Сбрехнул какой-то лиходей, Как будто портит власть людей. О том все умники твердят С тех пор уж много лет подряд. Не замечая (вот напасть!), Что чаще люди портят власть.
Правду (особенно ежели она с большой буквы) действительно надо защищать топором. А если — Чехословакия? А если Солженицын и Сахаров? Тут расходилось понимание правды и кончалось взаимопонимание. Ю. В., конечно, догадывался о том, что мы думаем. Как-то по поводу Арбатова была произнесена чеканная фраза: «Он, разумеется, коммунист, но не большевик!» Но Андропов не обострял ситуацию и принимал нас такими, какими мы были.
Меня старался воспитывать.

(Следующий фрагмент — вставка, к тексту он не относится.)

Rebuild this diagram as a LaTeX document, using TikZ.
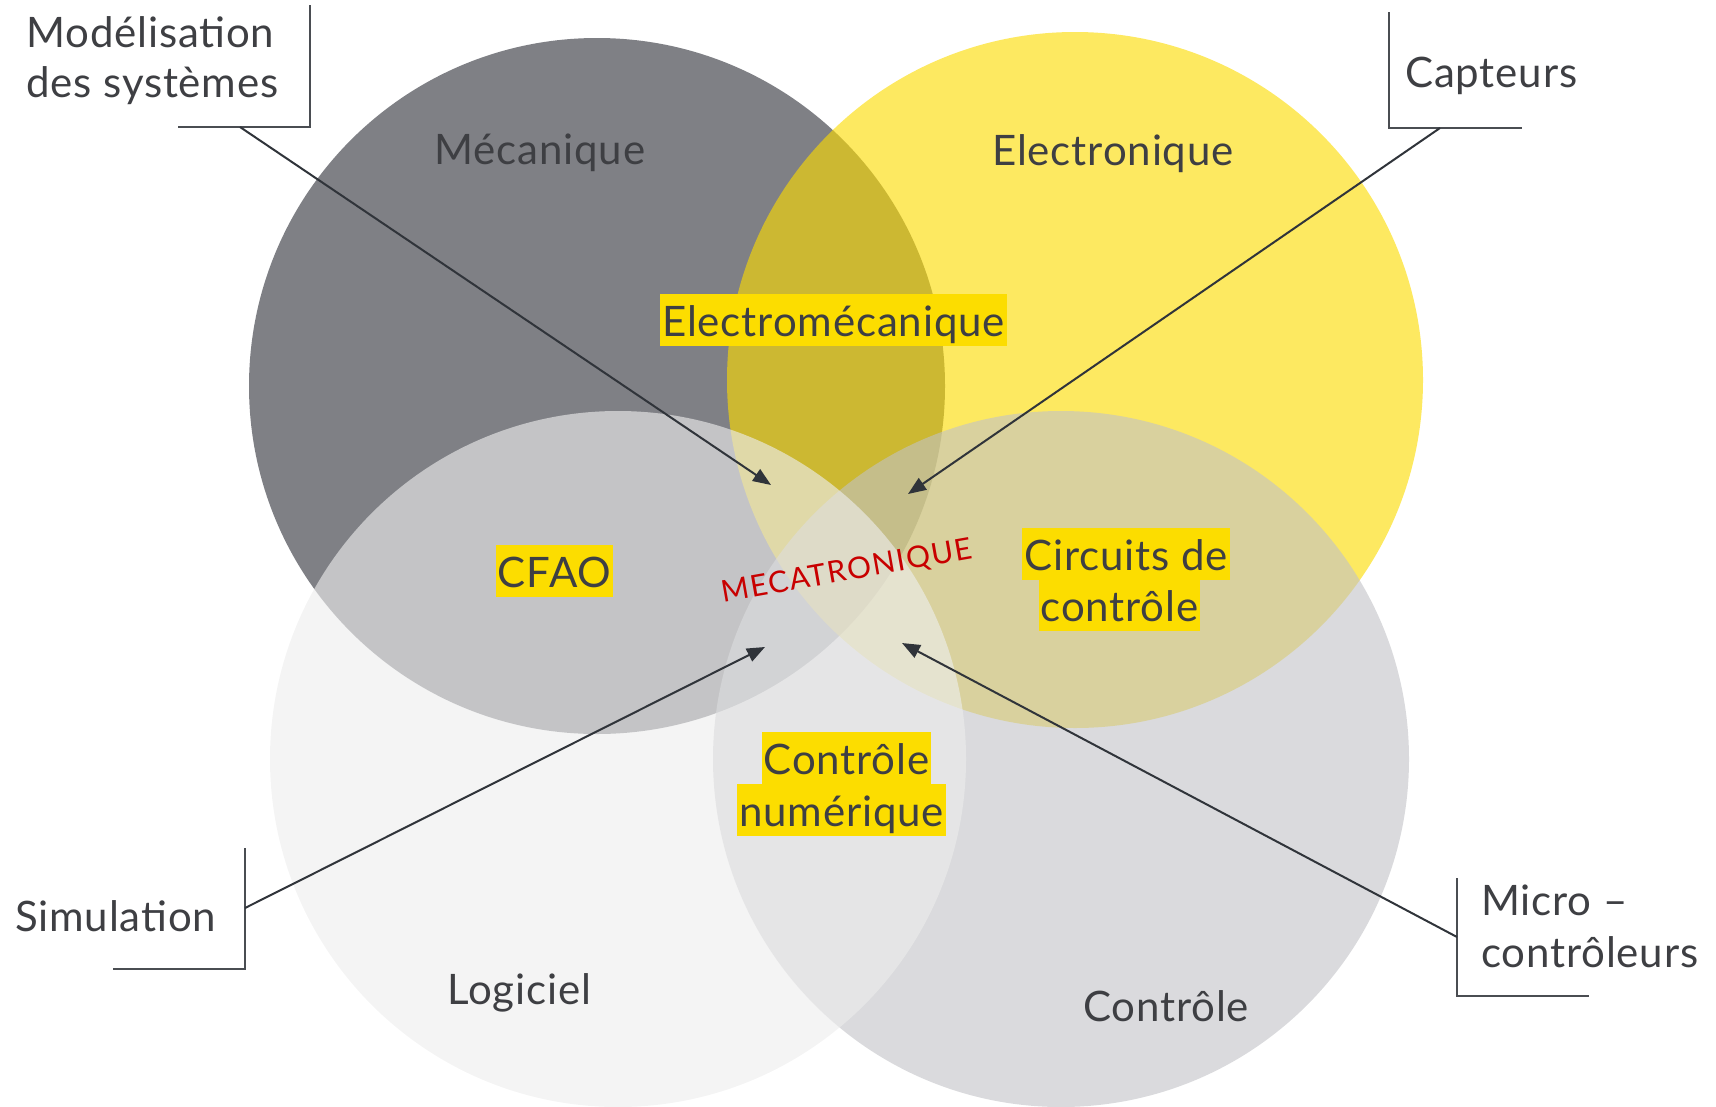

Мой образ жизни называл «гусарством» и читал нудные нотации. Однажды ну прямо допек меня. И я перешел в контратаку:
— Ваша цель понятна — вы хотите стать генеральным!
Тут он энергично (и отрицательно) замахал руками. Но я продолжал:
— Давайте откровенно. Хотите. Ради этого, возможно, и стоит зажать себя. Но у меня иное положение. Максимум, на что я мог бы рассчитывать, — это заместитель министра иностранных дел. Неужели вы думаете, что ради такой цели я перейду на вегетарианский образ жизни?!
Андропов что-то пробурчал, и разговор был закончен.
Сам Андропов жил почти аскетически. Пил по капельке для видимости. И дома, и на даче все было предельно скромно. Бессребреник полный. Детей держал в строгости. Не позволял своей конторе обслуживать их. Сдавал в казну многочисленные подарки. Не потому, что хотел взойти на вершину. Натура была такая. Возникает пугающее сравнение с Савонаролой…
Через много лет, когда я последний раз виделся с Ю. В. и все было ясно, расчувствовались мы оба. И Ю. В. вдруг сказал: «Молодец, что не слушался меня, гусарил… Судьба другая».
В отделе, к сожалению, пришлось мало поработать под началом Андропова. До мая 1967 года. Но за три с половиной года почти ежедневного общения я получил от Андропова больше, чем дал ему. Я мог дать какие-то частности, детали, сведения, знание которых предполагало специальную подготовку. Андропов дал мне умение схватывать общую картину событий, находить связи между, казалось бы, отдаленными фактами и явлениями, видеть, выделять главное в сумятице жизни.
Андропов раздвигал мои политические горизонты радикальным способом. Послы обязаны в начале каждого года присылать в МИД годовые отчеты. В каждом отчете суммируются основные проблемы страны и отношений с ней. Копии отчетов автоматом направлялись в ЦК. Андропов поручил мне знакомиться со всеми отчетами и самое интересное докладывать ему. Послов было около семидесяти. Каждый отчет тянул на сто страниц. Написанных, как правило, кондовым, отчаянно чиновничьим языком. Приходилось читать. Голова становилась чугунной. Обидно, что улов (заслуживающие внимания предложения послов, любопытные картины страны пребывания, вообще «что-нибудь интересное») был крайне мал. Но был. При моих докладах Ю. В. по социалистическим странам сразу же вызывал людей и давал задания. По странам, которые «не его», часто просил уточнить детали и, видимо, потом принимал решение. В редчайших случаях просил принести отчет. Эта каторга длилась три года: 1965, 1966 и 1967 годы.
Через тридцать с лишним лет мне пришлось составлять посольские отчеты. Но гораздо легче написать один отчет (тем более с помощью коллектива), чем читать десятки.
У Андропова в комитете приходилось бывать редко. Иногда он приглашал, просил помочь по какому-нибудь делу. Но всегда выходили за рамки данного дела. Я старался использовать случай на полную катушку. Помню крупный разговор о Щаранском. Я не был знаком с этим человеком. Но то, что я слышал о нем, не стыковалось со шпионской деятельностью. О чем я сообщил Андропову. Он ссылался на доказательства. Покажите, обнаглел я. Не могу, секретно. И сердился.